Proposed Bailout is Not Enough
The current proposal on the table – a bailout package of some €440 billion (the European Financial Stability Facility, or EFSF) – is clearly insufficient. Without leveraging that amount through issuing securities, the plan falls flat on its face.
Yet this is one of the major points of disagreement. The positioning of the European Central Bank (ECB) in the leveraging that's required is a significant flashpoint. Without the ECB imprimatur, the essential paper will not succeed.
So which gets thrown under the bus – sovereign debt in periphery E.U. countries, or the banks?
Now, there is an obvious way out: using the existing apparatus that allows the European Investment Bank (EIB) to issue paper. But whether leveraging the EFSF to the trillions of euros required is even possible remains an open question. It is also the issue over which France and Germany remain bitterly opposed.
At stake for Germany is additional debt encumbrance, as its own economy – Europe's leading economy – begins to slow down. For France, its AAA rating is in jeopardy, as the weakness of its commercial banking sector is exposed. But even so…
The Brussels Meeting is Mere Window Dressing
Those who are expecting a resolution from the meeting Sunday will be disappointed. In a joint declaration late Thursday, Merkel and Sarkozy even said a second summit will be necessary later in the week.
However, two important developments have taken place.

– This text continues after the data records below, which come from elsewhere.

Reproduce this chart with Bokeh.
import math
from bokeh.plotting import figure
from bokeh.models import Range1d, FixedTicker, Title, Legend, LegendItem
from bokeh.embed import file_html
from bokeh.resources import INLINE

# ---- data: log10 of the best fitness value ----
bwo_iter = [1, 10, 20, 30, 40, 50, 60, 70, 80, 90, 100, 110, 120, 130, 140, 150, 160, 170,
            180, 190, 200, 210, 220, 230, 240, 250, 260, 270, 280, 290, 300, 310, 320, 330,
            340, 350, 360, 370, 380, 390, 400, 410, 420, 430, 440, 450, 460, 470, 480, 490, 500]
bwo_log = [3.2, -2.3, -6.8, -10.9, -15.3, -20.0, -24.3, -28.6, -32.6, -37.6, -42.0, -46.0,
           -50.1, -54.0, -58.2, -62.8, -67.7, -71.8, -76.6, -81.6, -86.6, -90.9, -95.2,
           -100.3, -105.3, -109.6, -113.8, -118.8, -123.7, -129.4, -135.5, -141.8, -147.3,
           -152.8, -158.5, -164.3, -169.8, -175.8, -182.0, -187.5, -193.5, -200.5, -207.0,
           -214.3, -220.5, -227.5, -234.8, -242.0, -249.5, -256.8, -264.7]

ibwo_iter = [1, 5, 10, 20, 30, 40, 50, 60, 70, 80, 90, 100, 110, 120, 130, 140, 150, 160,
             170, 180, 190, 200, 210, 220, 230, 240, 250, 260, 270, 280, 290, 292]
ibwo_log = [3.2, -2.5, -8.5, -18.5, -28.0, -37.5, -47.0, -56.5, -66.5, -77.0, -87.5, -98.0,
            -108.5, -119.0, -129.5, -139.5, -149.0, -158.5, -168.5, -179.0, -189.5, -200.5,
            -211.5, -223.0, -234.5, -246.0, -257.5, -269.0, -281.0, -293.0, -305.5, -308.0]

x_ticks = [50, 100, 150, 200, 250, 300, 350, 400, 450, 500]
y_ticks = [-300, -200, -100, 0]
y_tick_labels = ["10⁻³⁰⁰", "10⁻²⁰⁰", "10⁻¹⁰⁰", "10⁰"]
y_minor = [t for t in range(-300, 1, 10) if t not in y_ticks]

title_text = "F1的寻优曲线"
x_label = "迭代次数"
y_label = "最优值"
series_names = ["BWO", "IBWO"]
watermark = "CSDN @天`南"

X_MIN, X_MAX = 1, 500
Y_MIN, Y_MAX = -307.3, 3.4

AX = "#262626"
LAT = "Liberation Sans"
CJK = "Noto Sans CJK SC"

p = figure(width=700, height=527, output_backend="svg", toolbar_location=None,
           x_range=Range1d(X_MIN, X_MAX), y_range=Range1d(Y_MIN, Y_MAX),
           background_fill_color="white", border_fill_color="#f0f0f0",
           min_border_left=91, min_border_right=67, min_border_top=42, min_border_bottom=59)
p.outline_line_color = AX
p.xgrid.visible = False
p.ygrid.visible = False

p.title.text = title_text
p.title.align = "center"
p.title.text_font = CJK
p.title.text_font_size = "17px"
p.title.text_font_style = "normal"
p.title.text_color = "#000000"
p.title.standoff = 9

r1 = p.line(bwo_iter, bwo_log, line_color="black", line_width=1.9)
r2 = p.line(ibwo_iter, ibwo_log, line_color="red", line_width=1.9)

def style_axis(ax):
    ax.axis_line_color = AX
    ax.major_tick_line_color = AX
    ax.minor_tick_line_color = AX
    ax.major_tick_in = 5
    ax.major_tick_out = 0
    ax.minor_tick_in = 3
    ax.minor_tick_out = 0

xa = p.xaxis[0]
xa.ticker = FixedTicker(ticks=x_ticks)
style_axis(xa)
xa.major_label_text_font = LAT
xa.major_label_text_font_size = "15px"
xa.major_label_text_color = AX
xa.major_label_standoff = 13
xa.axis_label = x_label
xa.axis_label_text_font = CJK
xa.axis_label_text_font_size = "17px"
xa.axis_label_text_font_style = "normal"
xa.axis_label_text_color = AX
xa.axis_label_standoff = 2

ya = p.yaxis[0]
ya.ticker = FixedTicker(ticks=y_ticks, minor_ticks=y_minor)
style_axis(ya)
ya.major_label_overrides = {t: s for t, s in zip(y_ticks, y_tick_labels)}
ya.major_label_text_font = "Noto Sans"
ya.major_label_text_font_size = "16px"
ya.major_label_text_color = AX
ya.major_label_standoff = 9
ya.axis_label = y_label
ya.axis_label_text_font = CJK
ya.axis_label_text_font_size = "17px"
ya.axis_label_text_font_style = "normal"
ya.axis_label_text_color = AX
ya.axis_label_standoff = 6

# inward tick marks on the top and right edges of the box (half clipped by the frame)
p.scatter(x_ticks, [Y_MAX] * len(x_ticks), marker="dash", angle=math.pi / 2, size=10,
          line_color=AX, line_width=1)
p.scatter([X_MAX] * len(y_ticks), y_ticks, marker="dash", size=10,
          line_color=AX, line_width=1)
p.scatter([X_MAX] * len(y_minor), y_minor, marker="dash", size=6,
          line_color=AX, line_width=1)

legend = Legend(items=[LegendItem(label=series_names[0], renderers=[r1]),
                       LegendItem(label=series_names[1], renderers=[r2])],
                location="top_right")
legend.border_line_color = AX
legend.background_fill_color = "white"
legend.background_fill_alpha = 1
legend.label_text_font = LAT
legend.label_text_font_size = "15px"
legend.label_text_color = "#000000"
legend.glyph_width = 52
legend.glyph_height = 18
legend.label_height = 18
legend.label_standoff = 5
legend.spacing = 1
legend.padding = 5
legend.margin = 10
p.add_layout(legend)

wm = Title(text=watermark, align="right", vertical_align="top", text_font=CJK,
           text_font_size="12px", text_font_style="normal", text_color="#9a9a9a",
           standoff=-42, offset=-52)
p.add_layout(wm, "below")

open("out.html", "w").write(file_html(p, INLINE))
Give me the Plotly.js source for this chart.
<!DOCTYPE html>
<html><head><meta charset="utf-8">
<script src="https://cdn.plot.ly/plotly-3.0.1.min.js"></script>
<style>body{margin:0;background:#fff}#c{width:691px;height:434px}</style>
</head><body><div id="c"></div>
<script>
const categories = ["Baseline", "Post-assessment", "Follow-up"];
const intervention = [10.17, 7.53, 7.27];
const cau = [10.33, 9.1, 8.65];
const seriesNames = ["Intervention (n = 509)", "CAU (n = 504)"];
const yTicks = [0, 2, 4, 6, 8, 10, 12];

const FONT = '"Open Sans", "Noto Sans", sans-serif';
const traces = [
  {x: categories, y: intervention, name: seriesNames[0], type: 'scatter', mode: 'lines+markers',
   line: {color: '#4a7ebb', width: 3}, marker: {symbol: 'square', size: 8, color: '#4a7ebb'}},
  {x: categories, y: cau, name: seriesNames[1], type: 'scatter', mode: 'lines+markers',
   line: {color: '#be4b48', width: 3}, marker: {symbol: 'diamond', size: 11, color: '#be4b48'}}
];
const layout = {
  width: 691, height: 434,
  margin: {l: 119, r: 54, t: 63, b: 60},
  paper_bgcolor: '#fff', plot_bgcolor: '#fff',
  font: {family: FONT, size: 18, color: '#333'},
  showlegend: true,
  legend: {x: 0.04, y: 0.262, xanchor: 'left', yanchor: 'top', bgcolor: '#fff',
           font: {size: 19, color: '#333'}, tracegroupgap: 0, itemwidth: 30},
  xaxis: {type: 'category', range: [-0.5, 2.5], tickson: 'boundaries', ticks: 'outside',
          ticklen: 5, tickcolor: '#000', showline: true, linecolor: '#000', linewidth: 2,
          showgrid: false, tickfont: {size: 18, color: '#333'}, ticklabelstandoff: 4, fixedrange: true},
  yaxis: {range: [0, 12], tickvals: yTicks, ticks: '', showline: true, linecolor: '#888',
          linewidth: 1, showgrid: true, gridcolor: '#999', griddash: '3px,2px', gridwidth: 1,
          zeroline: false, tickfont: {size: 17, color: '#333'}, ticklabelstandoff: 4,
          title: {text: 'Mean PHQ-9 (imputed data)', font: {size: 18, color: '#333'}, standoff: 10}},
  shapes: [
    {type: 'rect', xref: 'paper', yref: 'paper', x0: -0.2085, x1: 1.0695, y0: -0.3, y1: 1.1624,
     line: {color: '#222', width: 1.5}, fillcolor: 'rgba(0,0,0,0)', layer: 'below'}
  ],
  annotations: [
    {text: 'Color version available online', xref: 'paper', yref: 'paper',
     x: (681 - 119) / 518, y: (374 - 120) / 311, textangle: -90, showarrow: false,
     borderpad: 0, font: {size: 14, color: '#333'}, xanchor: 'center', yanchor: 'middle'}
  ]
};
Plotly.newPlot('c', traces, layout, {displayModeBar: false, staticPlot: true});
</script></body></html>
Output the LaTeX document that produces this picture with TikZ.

First, facing an unraveling social order in Athens, the Greek government has now lined up sufficient support in Parliament to pass the next package of austerity measures. This will hit hard those in government service. The package will cut public sector jobs (a significant portion of the nation's overall employment), thrusting civil servants out into the streets to join the hundreds of thousands already there.
Greece still faces a fiscal mechanism that has never worked, along with a broken system of taxation, but the passage of the new austerity measures will probably be enough to secure another tranche of assistance and stave off default. (At least for now.)
Second, in the joint statement from the German Chancellor and the French President was a very significant guarantee that a resolution would be found, possibly by Wednesday. The wording was quite clear. If it does not happen, both leaders are in political limbo, and the situation will deteriorate fast.
There is a G20 meeting in France November 3 and 4. The last thing Sarkozy wants is to host a meeting at which the Greek debt crisis upstages French wine.
So who's going to take what haircut, buy which kinds of bonds, and write off whose debt?
Here's How It Will Play Out
Leaders will leverage EFSF – because leverage they must – using a provision from the 1957 Treaty of Rome. And the paper will come through the EIB, not the ECB (at least not directly).
The haircut will be greater, with banks having to write off a greater percentage of bad debts than the EFSF currently allows. (Remember, you can't short European banks at the moment, so this write-down will be less costly than if it took place over here, at least in the short term.)
Under this format, selective default of sovereign debt (without triggering cross default provisions) will be followed by an application of Brady Bond clones. This will cancel some debt. The remaining debt will be refinanced.
The approach parallels the bailout of emerging countries (mainly Latin American) in the 1980s from a wave of debt defaults. The task facing Brussels amounts to the political equivalent of herding cats. And for that, Merkel and Sarkozy will need to exercise some decisive leadership.
Meanwhile, the rest of us sit and watch. And hope.